On the ninth day, a miracle happened. Fendler, who had walked 48 miles and lost 16 pounds, stumbled into a hunting camp and saw a person.
“I crawled out on the big log so the man could see me, and began to yell,” Fendler said in his book. “I guess that yelling was pretty funny, for Mr. McMoarn told me later it sounded like a screech owl.”
On July 25, after nine days, the ordeal was over. Fendler reached his parents by telephone.
“I’m all right, mama,” he said.
The hero’s welcome
The news made the front page of the July 26, 1939, edition of The New York Times.
That October, at the annual Roosevelt Pilgrimage in Oyster Bay, N.Y., National Scout Commissioner Daniel Carter Beard introduced Fendler to a crowd of hundreds of Scouts and Scouters.
They cheered the boy’s bravery and never-quit attitude.

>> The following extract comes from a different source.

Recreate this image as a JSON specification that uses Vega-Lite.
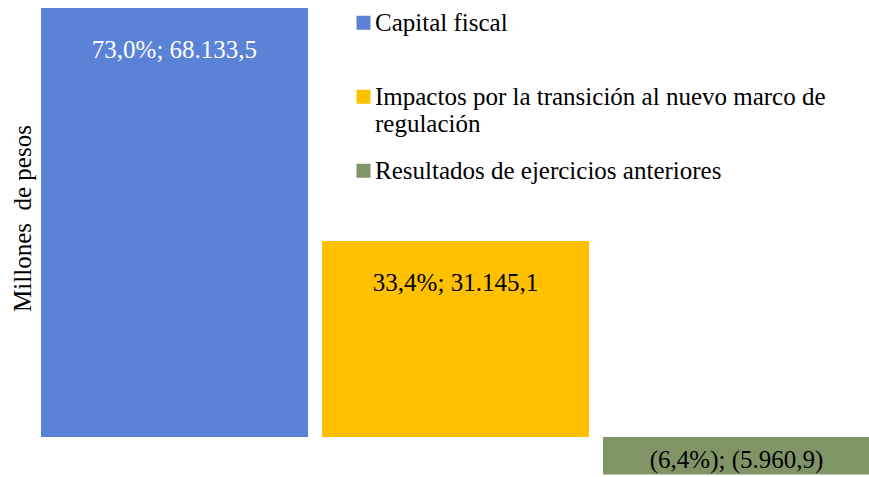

The next year, Fendler was invited to the White House, where President Franklin D. Roosevelt presented him with the Army and Navy Legion of Valor medal.
Fendler’s book, written with Joseph B. Egan, debuted in 1978 and quickly became required reading for fourth-graders in Maine.
Fendler loved going to schools and telling his story to rapt schoolchildren. His sister, Kathryn Fendler Meyers of Oklahoma, told the Portland Press Herald that she went along on several of those talks.
“He always spoke individually to each child for as long as they needed. He didn’t rush them and listened to everything they said,” she said. “He treated them as if they were the only ones in the world at that moment. It was a joy to watch.”